What the three of us work to do now is build the best life for Madison in her here and now. We work hard to create our inclusive family and we put our daughter (and her brothers) first. We put aside our petty differences. We make allowances. We remember that we both love her more than anything and we trust that love to see us through. It’s the best we can do because we can’t go back and hit “do over.”

Anyway. I always think this is rumbling underneath most of my open adoption entries and I’ve addressed it obliquely before but never directly.

There’s more to say but I think I’ve said enough.

Madison was hating me like crazy yesterday. She had three full fits and in every single one she hated me.

“I hate you! I hate mama!” she railed. “I’m going to live with Pennie!”

By the end of the day, I was sick of hearing it.

“Madison!” I hollered back. “I am tired of hearing how much you hate me! Enough already!”

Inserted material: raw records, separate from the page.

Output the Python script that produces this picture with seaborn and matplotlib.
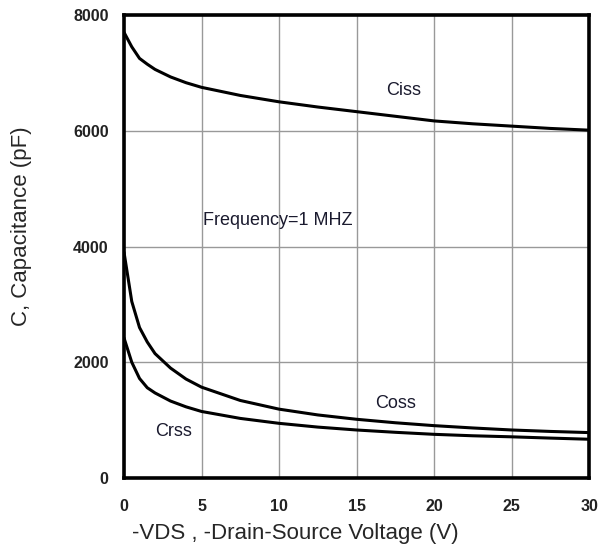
import matplotlib
matplotlib.use("Agg")
import matplotlib.pyplot as plt
import seaborn as sns
import pandas as pd

vds = [0, 0.5, 1.0, 1.5, 2, 3, 4, 5, 7.5, 10, 12.5, 15, 17.5, 20, 22.5, 25, 27.5, 30]
ciss = [7700, 7450, 7250, 7150, 7060, 6930, 6830, 6750, 6610, 6500, 6410, 6330, 6250, 6170, 6120, 6080, 6040, 6010]
coss = [3900, 3050, 2600, 2350, 2150, 1900, 1710, 1570, 1340, 1190, 1090, 1015, 955, 905, 865, 830, 805, 785]
crss = [2420, 2000, 1720, 1560, 1470, 1330, 1230, 1150, 1030, 945, 880, 830, 790, 755, 730, 712, 690, 670]

xticks = [0, 5, 10, 15, 20, 25, 30]
yticks = [0, 2000, 4000, 6000, 8000]

df = pd.DataFrame({"vds": vds * 3,
                   "c": ciss + coss + crss,
                   "s": ["Ciss"] * len(vds) + ["Coss"] * len(vds) + ["Crss"] * len(vds)})

sns.set_style("white")
plt.rcParams['font.family'] = ['Liberation Sans', 'DejaVu Sans']

fig = plt.figure(figsize=(6, 5.47), dpi=100)
ax = fig.add_axes([0.2067, 0.1261, 0.775, 0.8465])
sns.lineplot(data=df, x="vds", y="c", units="s", estimator=None, color="black",
             linewidth=2.2, ax=ax, legend=False)

ax.set_xlim(0, 30)
ax.set_ylim(0, 8000)
ax.set_xticks(xticks)
ax.set_yticks(yticks)
ax.set_xticklabels([str(t) for t in xticks], fontsize=11.5, fontweight="bold", color="#222222")
ax.set_yticklabels([str(t) for t in yticks], fontsize=11.5, fontweight="bold", color="#222222")
ax.tick_params(axis="y", length=0, pad=11)
ax.tick_params(axis="x", length=0, pad=15)
ax.grid(True, color="#999999", linewidth=1)
for sp in ax.spines.values():
    sp.set_visible(True)
    sp.set_color("black")
    sp.set_linewidth(2.6)

ax.set_xlabel("-VDS , -Drain-Source Voltage (V)", fontsize=16)
ax.set_ylabel("C, Capacitance (pF)", fontsize=16)
ax.xaxis.set_label_coords(295 / 600, 1 - 533 / 547, transform=fig.transFigure)
ax.yaxis.set_label_coords(22 / 600, 1 - 226 / 547, transform=fig.transFigure)
ax.xaxis.label.set_va("center")
ax.yaxis.label.set_va("center")

ax.text(18.06, 6690, "Ciss", fontsize=13, ha="center", va="center", color="#1a1a2e")
ax.text(17.5, 1290, "Coss", fontsize=13, ha="center", va="center", color="#1a1a2e")
ax.text(3.2, 800, "Crss", fontsize=13, ha="center", va="center", color="#1a1a2e")
ax.text(5.1, 4450, "Frequency=1 MHZ", fontsize=13, ha="left", va="center", color="#1a1a2e")

fig.savefig("out.png", dpi=100)
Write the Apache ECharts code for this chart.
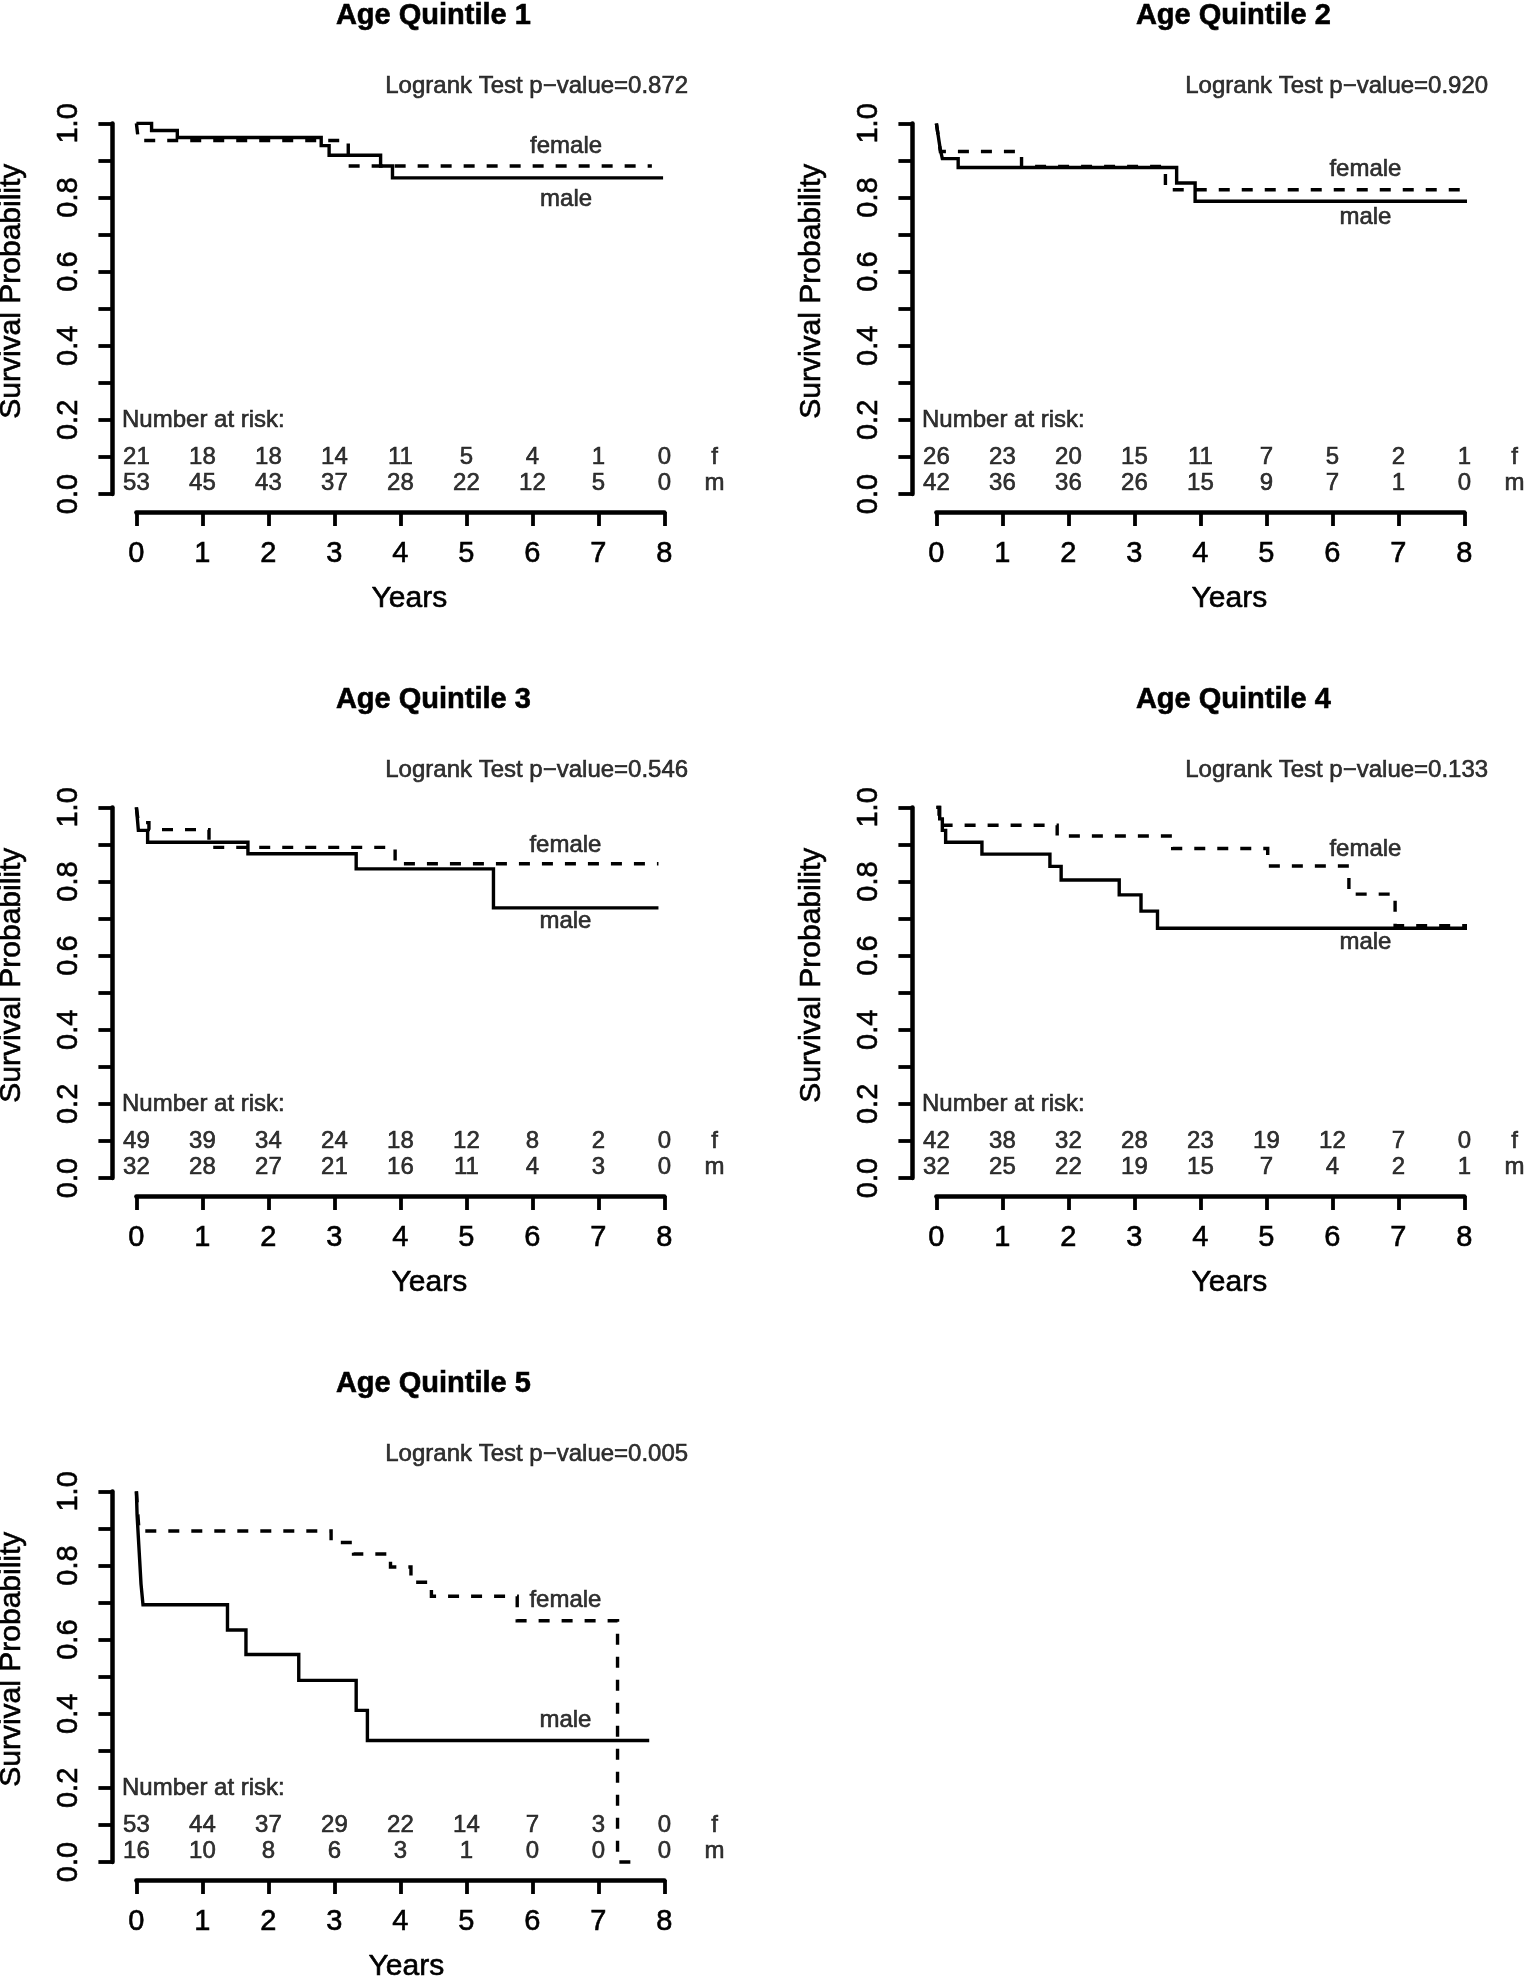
<!DOCTYPE html>
<html>
<head>
<meta charset="utf-8">
<script src="https://cdn.jsdelivr.net/npm/echarts@6/dist/echarts.min.js"></script>
<style>
html,body{margin:0;padding:0;background:#fff;}
#c{width:1524px;height:1978px;}
</style>
</head>
<body>
<div id="c"></div>
<script>
// ---------------- data ----------------
const years = [0, 1, 2, 3, 4, 5, 6, 7, 8];
const titles = ['Age Quintile 1', 'Age Quintile 2', 'Age Quintile 3', 'Age Quintile 4', 'Age Quintile 5'];
const pValues = ['0.872', '0.920', '0.546', '0.133', '0.005'];

// Kaplan-Meier steps: [time (years), survival probability]
const q1Male   = [[0,1],[0.23,0.981],[0.62,0.962],[2.80,0.940],[2.92,0.914],[3.70,0.885],[3.88,0.853],[7.98,0.853]];
const q1Female = [[0,1],[0.03,0.954],[3.21,0.885],[7.81,0.885]];
const q2Male   = [[0,1],[0.02,0.976],[0.04,0.952],[0.06,0.929],[0.09,0.905],[0.33,0.881],[3.64,0.839],[3.92,0.790],[8.29,0.790]];
const q2Female = [[0,1],[0.03,0.962],[0.06,0.924],[1.29,0.884],[3.47,0.821],[8.25,0.821]];
const q3Male   = [[0,1],[0.03,0.938],[0.17,0.906],[1.69,0.875],[3.33,0.834],[5.41,0.729],[7.91,0.729]];
const q3Female = [[0,1],[0.03,0.959],[0.19,0.940],[1.10,0.892],[3.92,0.848],[7.91,0.848]];
const q4Male   = [[0,1],[0.05,0.969],[0.09,0.938],[0.14,0.906],[0.69,0.874],[1.72,0.841],[1.89,0.804],[2.77,0.764],[3.10,0.720],[3.35,0.674],[8.32,0.674]];
const q4Female = [[0,1],[0.04,0.976],[0.10,0.952],[1.83,0.923],[3.58,0.889],[5.02,0.842],[6.25,0.766],[6.95,0.681],[8.32,0.681]];
const q5Male   = [[0,1],[0.01,0.938],[0.03,0.875],[0.05,0.813],[0.07,0.750],[0.10,0.694],[1.38,0.626],[1.66,0.560],[2.46,0.490],[3.33,0.409],[3.50,0.328],[7.77,0.328]];
const q5Female = [[0,1],[0.02,0.943],[0.04,0.893],[2.95,0.862],[3.29,0.831],[3.85,0.796],[4.16,0.755],[4.47,0.717],[5.77,0.651],[7.29,0],[7.56,0]];

// Number at risk at years 0..8
const q1RiskF = [21,18,18,14,11,5,4,1,0];
const q1RiskM = [53,45,43,37,28,22,12,5,0];
const q2RiskF = [26,23,20,15,11,7,5,2,1];
const q2RiskM = [42,36,36,26,15,9,7,1,0];
const q3RiskF = [49,39,34,24,18,12,8,2,0];
const q3RiskM = [32,28,27,21,16,11,4,3,0];
const q4RiskF = [42,38,32,28,23,19,12,7,0];
const q4RiskM = [32,25,22,19,15,7,4,2,1];
const q5RiskF = [53,44,37,29,22,14,7,3,0];
const q5RiskM = [16,10,8,6,3,1,0,0,0];

const yTicks = [0, 0.2, 0.4, 0.6, 0.8, 1.0];

// ---------------- layout / style ----------------
const FONT = "'Liberation Sans', Arial, Helvetica, sans-serif";
const G = { left: 136.4, top: 123.4, dx: 800, dy: 684, w: 528, h: 370.6 };
// label anchor positions in data coordinates (layout only)
const annot = [
  { fem: [6.51, 0.939], mal: [6.51, 0.794], yearsShift: 9 },
  { fem: [6.50, 0.877], mal: [6.50, 0.747], yearsShift: 29 },
  { fem: [6.50, 0.898], mal: [6.50, 0.693], yearsShift: 29 },
  { fem: [6.50, 0.887], mal: [6.50, 0.635], yearsShift: 29 },
  { fem: [6.50, 0.706], mal: [6.50, 0.382], yearsShift: 6 }
];
const panels = [
  { male: q1Male, female: q1Female, riskF: q1RiskF, riskM: q1RiskM },
  { male: q2Male, female: q2Female, riskF: q2RiskF, riskM: q2RiskM },
  { male: q3Male, female: q3Female, riskF: q3RiskF, riskM: q3RiskM },
  { male: q4Male, female: q4Female, riskF: q4RiskF, riskM: q4RiskM },
  { male: q5Male, female: q5Female, riskF: q5RiskF, riskM: q5RiskM }
];

const BLACK = '#000';
const TB = { textBorderColor: BLACK, textBorderWidth: 0.6 };
const axisLineStyle = { color: BLACK, width: 4.5 };
const tickStyle = { color: BLACK, width: 3.8 };

const grid = [], xAxis = [], yAxis = [], title = [], series = [];
panels.forEach((p, i) => {
  const col = i % 2, row = Math.floor(i / 2);
  const left = G.left + col * G.dx, top = G.top + row * G.dy;
  grid.push({ left: left, top: top, width: G.w, height: G.h, containLabel: false, outerBoundsMode: 'none' });
  title.push({
    text: titles[i], left: left + 4.5 * G.w / 8, top: top - 107.4,
    textAlign: 'center', textVerticalAlign: 'middle', padding: 0,
    textStyle: Object.assign({ fontFamily: FONT, fontSize: 29, fontWeight: 'bold', color: BLACK }, TB)
  });
  xAxis.push({
    gridIndex: i, type: 'value', min: 0, max: 8, interval: 1, offset: 18,
    axisLine: { show: true, onZero: false, lineStyle: axisLineStyle },
    axisTick: { show: true, length: 14, lineStyle: tickStyle },
    axisLabel: Object.assign({ show: true, margin: 27, color: BLACK, fontSize: 29, fontFamily: FONT, showMinLabel: true, showMaxLabel: true }, TB),
    splitLine: { show: false },
    name: 'Years', nameLocation: 'middle', nameGap: 72, nameMoveOverlap: false,
    nameTextStyle: Object.assign({ fontSize: 30, fontFamily: FONT, color: BLACK, padding: [0, 0, 0, 2 * annot[i].yearsShift] }, TB)
  });
  yAxis.push({
    gridIndex: i, type: 'value', min: 0, max: 1, interval: 0.2, offset: 24,
    axisLine: { show: true, onZero: false, lineStyle: axisLineStyle },
    axisTick: { show: true, length: 14, lineStyle: tickStyle },
    minorTick: { show: true, splitNumber: 2, length: 14, lineStyle: tickStyle },
    minorSplitLine: { show: false },
    axisLabel: Object.assign({ show: true, rotate: 90, margin: 29, color: BLACK, fontSize: 29, fontFamily: FONT,
      showMinLabel: true, showMaxLabel: true,
      formatter: v => (yTicks.some(t => Math.abs(t - v) < 1e-6) ? v.toFixed(1) : '') }, TB),
    splitLine: { show: false },
    name: 'Survival Probability', nameLocation: 'middle', nameRotate: 90, nameGap: 86, nameMoveOverlap: false,
    nameTextStyle: Object.assign({ fontSize: 30, fontFamily: FONT, color: BLACK, padding: [0, 0, 0, 35] }, TB)
  });

  series.push({
    type: 'line', name: 'male', xAxisIndex: i, yAxisIndex: i, data: p.male, step: 'end',
    symbol: 'none', showSymbol: false, clip: false, silent: true, z: 3,
    lineStyle: { color: BLACK, width: 3.4, type: 'solid', cap: 'butt', join: 'miter' }
  });
  series.push({
    type: 'line', name: 'female', xAxisIndex: i, yAxisIndex: i, data: p.female, step: 'end',
    symbol: 'none', showSymbol: false, clip: false, silent: true, z: 3,
    lineStyle: { color: BLACK, width: 3.4, type: [11, 12], cap: 'butt', join: 'miter' }
  });

  const riskData = years.map((yr, j) => ({ value: [yr, 0.1, p.riskF[j]] }))
    .concat(years.map((yr, j) => ({ value: [yr, 0.03, p.riskM[j]] })));
  series.push({
    type: 'scatter', xAxisIndex: i, yAxisIndex: i, symbolSize: 1, clip: false, silent: true,
    itemStyle: { color: 'rgba(0,0,0,0)' },
    data: riskData,
    label: Object.assign({ show: true, position: 'inside', formatter: d => String(d.value[2]),
      color: BLACK, fontSize: 24, fontFamily: FONT, align: 'center', verticalAlign: 'middle' }, TB)
  });

  const a = annot[i];
  series.push({
    type: 'scatter', xAxisIndex: i, yAxisIndex: i, symbolSize: 1, clip: false, silent: true,
    itemStyle: { color: 'rgba(0,0,0,0)' },
    data: [
      { name: 'Number at risk:', value: [-0.218, 0.2], label: { align: 'left' } },
      { name: 'f', value: [8.76, 0.1] },
      { name: 'm', value: [8.76, 0.03] },
      { name: 'female', value: a.fem },
      { name: 'male', value: a.mal },
      { name: 'Logrank Test p\u2212value=' + pValues[i], value: [8.36, 1.099], label: { align: 'right' } }
    ],
    label: Object.assign({ show: true, position: 'inside', formatter: '{b}', color: BLACK, fontSize: 24, fontFamily: FONT,
      align: 'center', verticalAlign: 'middle' }, TB)
  });
});

const chart = echarts.init(document.getElementById('c'), null, { renderer: 'canvas' });
chart.setOption({
  animation: false,
  backgroundColor: '#fff',
  title: title,
  grid: grid,
  xAxis: xAxis,
  yAxis: yAxis,
  series: series
});
</script>
</body>
</html>
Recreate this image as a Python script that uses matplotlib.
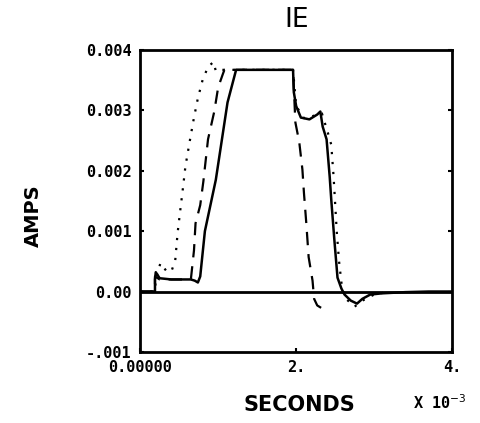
import numpy as np
import matplotlib
matplotlib.use("Agg")
import matplotlib.pyplot as plt

# time in units of 1e-3 s, current in amps
t_solid = [0, 0.19, 0.19, 0.20, 0.25, 0.40, 0.65, 0.70, 0.74, 0.77, 0.79, 0.83, 0.97,
           1.12, 1.23, 1.96, 1.97, 2.00, 2.06, 2.17, 2.27, 2.31, 2.34, 2.39, 2.43, 2.45,
           2.49, 2.53, 2.58, 2.62, 2.70, 2.78, 2.85, 2.95, 3.10, 3.40, 3.70, 4.00]
i_solid = [0, 0, 0.00020, 0.00032, 0.00022, 0.00020, 0.00020, 0.00018, 0.00015, 0.00025,
           0.00050, 0.00100, 0.00185, 0.00313, 0.00367, 0.00367, 0.00330, 0.00307, 0.00288,
           0.00285, 0.00293, 0.00298, 0.00273, 0.00252, 0.00190, 0.00152, 0.00085, 0.00023,
           0.00005, -0.00005, -0.00015, -0.00020, -0.00012, -0.00005, -0.00003, -0.00001, 0, 0]

t_dash = [0, 0.19, 0.19, 0.25, 0.65, 0.69, 0.71, 0.77, 0.81, 0.87, 0.95, 1.00, 1.06,
          1.08, 1.96, 1.99, 2.04, 2.08, 2.10, 2.13, 2.16, 2.21, 2.23, 2.27, 2.32]
i_dash = [0, 0, 0.00025, 0.00020, 0.00020, 0.00068, 0.00113, 0.00143, 0.00182, 0.00252,
          0.00298, 0.00338, 0.00360, 0.00367, 0.00367, 0.00280, 0.00247, 0.00202, 0.00163,
          0.00113, 0.00057, 0.00018, -0.00012, -0.00023, -0.00027]

t_dot = [0, 0.18, 0.22, 0.26, 0.33, 0.40, 0.45, 0.48, 0.51, 0.55, 0.58, 0.64, 0.69,
         0.74, 0.80, 0.87, 0.94, 0.97, 1.02, 1.96, 2.00, 2.10, 2.20, 2.33, 2.42, 2.45,
         2.48, 2.52, 2.55, 2.58, 2.62, 2.75, 2.85, 3.00, 3.20]
i_dot = [0, 0, 0.00030, 0.00047, 0.00035, 0.00033, 0.00052, 0.00097, 0.00130, 0.00173,
         0.00207, 0.00252, 0.00288, 0.00320, 0.00350, 0.00372, 0.00380, 0.00365, 0.00367,
         0.00367, 0.00307, 0.00287, 0.00290, 0.00295, 0.00257, 0.00243, 0.00190, 0.00100,
         0.00050, 0.00015, -0.00010, -0.00025, -0.00015, -0.00005, 0]

x_ticks = [0, 2, 4]
x_labels = ["0.00000", "2.", "4."]
y_ticks = [-0.001, 0, 0.001, 0.002, 0.003, 0.004]
y_labels = ["-.001", "0.00", "0.001", "0.002", "0.003", "0.004"]

fig = plt.figure(figsize=(4.8, 4.23), dpi=100)
ax = fig.add_axes([0.292, 0.168, 0.650, 0.714])

ax.plot(t_dot, i_dot, color="black", lw=1.6, linestyle=(0, (1, 3.5)))
ax.plot(t_dash, i_dash, color="black", lw=1.6, linestyle=(0, (6, 4)))
ax.plot(t_solid, i_solid, color="black", lw=1.8)
ax.axhline(0, color="black", lw=2)

ax.set_xlim(0, 4)
ax.set_ylim(-0.001, 0.004)
ax.set_xticks(x_ticks)
ax.set_xticklabels(x_labels)
ax.set_yticks(y_ticks)
ax.set_yticklabels(y_labels)
ax.tick_params(direction="in", length=3, width=1.5, right=True, pad=6)
for lab in ax.get_xticklabels() + ax.get_yticklabels():
    lab.set_family("DejaVu Sans Mono")
    lab.set_fontweight("bold")
    lab.set_fontsize(11)
for s in ax.spines.values():
    s.set_linewidth(2)

fig.text(0.619, 0.952, "IE", ha="center", va="center", fontsize=19,
         family="DejaVu Sans", color="black")
fig.text(0.07, 0.49, "AMPS", ha="center", va="center", rotation=90,
         fontsize=14, family="DejaVu Sans", fontweight="bold")
fig.text(0.623, 0.043, "SECONDS", ha="center", va="center", fontsize=15,
         family="DejaVu Sans", fontweight="bold")
fig.text(0.86, 0.048, "X 10$^{-3}$", ha="left", va="center", fontsize=11,
         family="DejaVu Sans Mono", fontweight="bold")

fig.savefig("out.png", dpi=100)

“But you said I could hate you!”

“I know but how many times have you said it today?”

She thought for a minute then said sheepishly, “Thousands.”

It’s true that just the other day I told her she could hate me. I was thinking on something Malinda wrote about permanence and ambivalence and about our kids needing to know that their realities are firmer than their fantasies. It can seem confusing that Madison both yearns to live with Pennie and is also afraid of leaving us and that reassuring her that she will not leave us lets her be free in her yearning. So the other day when Madison seemed especially clinging and (I realized not coincidentally) especially missing Pennie I told her that she would always live with us because that’s what the grown-ups (Pennie, Brett and I) decided and that she would live with us until she was a grownup herself and decided to leave.

“And maybe even forever if I don’t want to leave?” she said, cuddling into me and I said of course.

I told her, “Even when you are really really really angry with me, even if you hate me, even if you say, ‘I hate you! I’m going to live with Pennie!’ Even then, you still live here.”

Then we decided Madison could try that out and the way she did will show you her worries about this. She said, “I hate you! I’m leaving!” then very small (hiding her head in my arms) “I’m going to live with Pennie!” And I said, “Nope, you live here.” And she laughed and hugged me hard.

I guess she really wanted to test me in the real world yesterday since she hated on me pretty much all day and (for the most part) pretty cheerfully. Except towards the end when she was sent to her room to pick up and then she was well and truly done with me.

As she screamed on the other side of the wall I sat in Noah’s room listening to him detail his decorating plans. (He’s planning a whole room do-over inspired by Madison’s.)

“You know, I used to imagine you weren’t my real mom,” he told me. “I used to imagine that my real mom was a fairy godmother who was nice.”

I know how it is. I used to imagine that I had an electric grandmother.

This morning I asked Madison if she imagined that if she lived with Pennie that she’d never have to clean her room and would never get in trouble. She said yes, that’s pretty much how she pictured it. I told her that parents are parents and that if Pennie was parenting her she’d still have things to do. It’s this hard balance of wanting to help her have her fantasies (she has a lot about her birth dad) but also help her understand that they are fantasies — especially about her birth dad.

It would be very easy for her to fixate on her adoption as the source of all of her worries and it’s hard finding the balance between acknowledging the very real, very big issues that are due to her adoption and also asking her to recognize the issues that aren’t due to her adoption. I worry about being dismissive but I also don’t want her to assume that any time she’s frustrated or unhappy that it’s all because she’s adopted. Because I can tell you right now that if she was living with Pennie, she’d still have to pick up her room.